* Start *
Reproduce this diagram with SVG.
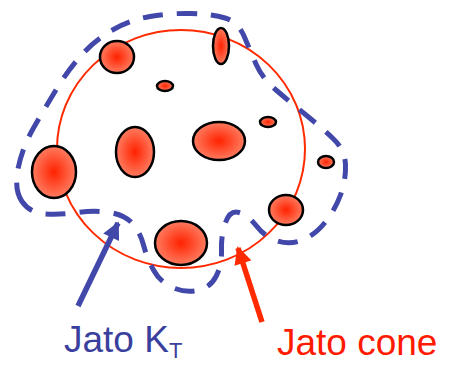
<svg xmlns="http://www.w3.org/2000/svg" width="453" height="365" viewBox="0 0 453 365">
<style>
.blob{fill:url(#rg);stroke:#000;stroke-width:2.5}
.cone{fill:none;stroke:#FF2A00;stroke-width:2}
.kt{fill:none;stroke:#4248AA;stroke-width:5;stroke-dasharray:20 14}
.lblB{font-family:"Liberation Sans",Arial,sans-serif;fill:#3A3F9E}
.lblR{font-family:"Liberation Sans",Arial,sans-serif;fill:#FF1A00}
</style>
<defs>
<radialGradient id="rg" cx="0.5" cy="0.5" r="0.5">
<stop offset="0" stop-color="#FF2200"/>
<stop offset="1" stop-color="#FF7C60"/>
</radialGradient>
<marker id="ab" viewBox="0 0 10 10" refX="9" refY="5" markerWidth="3.6" markerHeight="3.2" orient="auto" markerUnits="strokeWidth">
<path d="M0,0 L10,5 L0,10 Z" fill="#4248AA"/>
</marker>
<marker id="ar" viewBox="0 0 10 10" refX="9" refY="5" markerWidth="3.6" markerHeight="3.2" orient="auto" markerUnits="strokeWidth">
<path d="M0,0 L10,5 L0,10 Z" fill="#FF2A00"/>
</marker>
</defs>
<g id="cone"><ellipse class="cone" cx="181" cy="149" rx="124" ry="119"/></g>
<g id="blobs">
<ellipse id="b1" class="blob" cx="117" cy="57" rx="17" ry="16"/>
<ellipse id="b2" class="blob" cx="221" cy="46" rx="8" ry="18"/>
<ellipse id="b3" class="blob" cx="165" cy="86" rx="8" ry="5"/>
<ellipse id="b4" class="blob" cx="135" cy="152" rx="19" ry="25"/>
<ellipse id="b5" class="blob" cx="219" cy="141" rx="26" ry="19"/>
<ellipse id="b6" class="blob" cx="268" cy="122" rx="8" ry="5"/>
<ellipse id="b7" class="blob" cx="326" cy="162" rx="8" ry="6"/>
<ellipse id="b8" class="blob" cx="54" cy="172" rx="22" ry="26"/>
<ellipse id="b9" class="blob" cx="286" cy="210" rx="17" ry="15"/>
<ellipse id="b10" class="blob" cx="181" cy="243" rx="26" ry="22"/>
</g>
<g id="jetKT">
<path class="kt" d="M22,201.5 Q14,190 18,169 Q22,148 33.5,128 Q45,108 56.5,89 Q68,70 81.5,55 Q95,40 112.5,30 Q130,20 150,16.5 Q170,13 191,13.5 Q212,14 225,18 Q238,22 244,36 Q250,50 256,64 Q262,78 276,90 Q290,102 306,115 Q322,128 333.5,139 Q345,150 345.5,165 Q346,180 340.5,195 Q335,210 325,222.5 Q315,235 302.5,240 Q290,245 277.5,241 Q265,237 256.5,226 Q248,215 239,212.5 Q230,210 225.5,222.5 Q221,235 221.5,250 Q222,265 216,276.5 Q210,288 197.5,290.5 Q185,293 172.5,287.5 Q160,282 153.5,270 Q147,258 143.5,245 Q140,232 132.5,223.5 Q125,215 110,212.5 Q95,210 77.5,212.5 Q60,215 45,214 Q30,213 22,201.5 Z"/>
</g>
<g id="connectors">
<line x1="78" y1="306" x2="118" y2="223" stroke="#4248AA" stroke-width="5.5" marker-end="url(#ab)"/>
<line x1="262" y1="322" x2="238" y2="248" stroke="#FF2A00" stroke-width="5.5" marker-end="url(#ar)"/>
</g>
<g id="labels">
<text class="lblB" x="64" y="352" font-size="37">Jato K<tspan font-size="22" dy="6">T</tspan></text>
<text class="lblR" x="277" y="355" font-size="37">Jato cone</text>
</g>
</svg>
* End *
[Aim of the exercise] Do not copy the pictures, but repeat every line exactly.

[Task answer]
Reproduce this diagram with SVG.
<svg xmlns="http://www.w3.org/2000/svg" width="453" height="365" viewBox="0 0 453 365">
<style>
.blob{fill:url(#rg);stroke:#000;stroke-width:2.5}
.cone{fill:none;stroke:#FF2A00;stroke-width:2}
.kt{fill:none;stroke:#4248AA;stroke-width:5;stroke-dasharray:20 14}
.lblB{font-family:"Liberation Sans",Arial,sans-serif;fill:#3A3F9E}
.lblR{font-family:"Liberation Sans",Arial,sans-serif;fill:#FF1A00}
</style>
<defs>
<radialGradient id="rg" cx="0.5" cy="0.5" r="0.5">
<stop offset="0" stop-color="#FF2200"/>
<stop offset="1" stop-color="#FF7C60"/>
</radialGradient>
<marker id="ab" viewBox="0 0 10 10" refX="9" refY="5" markerWidth="3.6" markerHeight="3.2" orient="auto" markerUnits="strokeWidth">
<path d="M0,0 L10,5 L0,10 Z" fill="#4248AA"/>
</marker>
<marker id="ar" viewBox="0 0 10 10" refX="9" refY="5" markerWidth="3.6" markerHeight="3.2" orient="auto" markerUnits="strokeWidth">
<path d="M0,0 L10,5 L0,10 Z" fill="#FF2A00"/>
</marker>
</defs>
<g id="cone"><ellipse class="cone" cx="181" cy="149" rx="124" ry="119"/></g>
<g id="blobs">
<ellipse id="b1" class="blob" cx="117" cy="57" rx="17" ry="16"/>
<ellipse id="b2" class="blob" cx="221" cy="46" rx="8" ry="18"/>
<ellipse id="b3" class="blob" cx="165" cy="86" rx="8" ry="5"/>
<ellipse id="b4" class="blob" cx="135" cy="152" rx="19" ry="25"/>
<ellipse id="b5" class="blob" cx="219" cy="141" rx="26" ry="19"/>
<ellipse id="b6" class="blob" cx="268" cy="122" rx="8" ry="5"/>
<ellipse id="b7" class="blob" cx="326" cy="162" rx="8" ry="6"/>
<ellipse id="b8" class="blob" cx="54" cy="172" rx="22" ry="26"/>
<ellipse id="b9" class="blob" cx="286" cy="210" rx="17" ry="15"/>
<ellipse id="b10" class="blob" cx="181" cy="243" rx="26" ry="22"/>
</g>
<g id="jetKT">
<path class="kt" d="M22,201.5 Q14,190 18,169 Q22,148 33.5,128 Q45,108 56.5,89 Q68,70 81.5,55 Q95,40 112.5,30 Q130,20 150,16.5 Q170,13 191,13.5 Q212,14 225,18 Q238,22 244,36 Q250,50 256,64 Q262,78 276,90 Q290,102 306,115 Q322,128 333.5,139 Q345,150 345.5,165 Q346,180 340.5,195 Q335,210 325,222.5 Q315,235 302.5,240 Q290,245 277.5,241 Q265,237 256.5,226 Q248,215 239,212.5 Q230,210 225.5,222.5 Q221,235 221.5,250 Q222,265 216,276.5 Q210,288 197.5,290.5 Q185,293 172.5,287.5 Q160,282 153.5,270 Q147,258 143.5,245 Q140,232 132.5,223.5 Q125,215 110,212.5 Q95,210 77.5,212.5 Q60,215 45,214 Q30,213 22,201.5 Z"/>
</g>
<g id="connectors">
<line x1="78" y1="306" x2="118" y2="223" stroke="#4248AA" stroke-width="5.5" marker-end="url(#ab)"/>
<line x1="262" y1="322" x2="238" y2="248" stroke="#FF2A00" stroke-width="5.5" marker-end="url(#ar)"/>
</g>
<g id="labels">
<text class="lblB" x="64" y="352" font-size="37">Jato K<tspan font-size="22" dy="6">T</tspan></text>
<text class="lblR" x="277" y="355" font-size="37">Jato cone</text>
</g>
</svg>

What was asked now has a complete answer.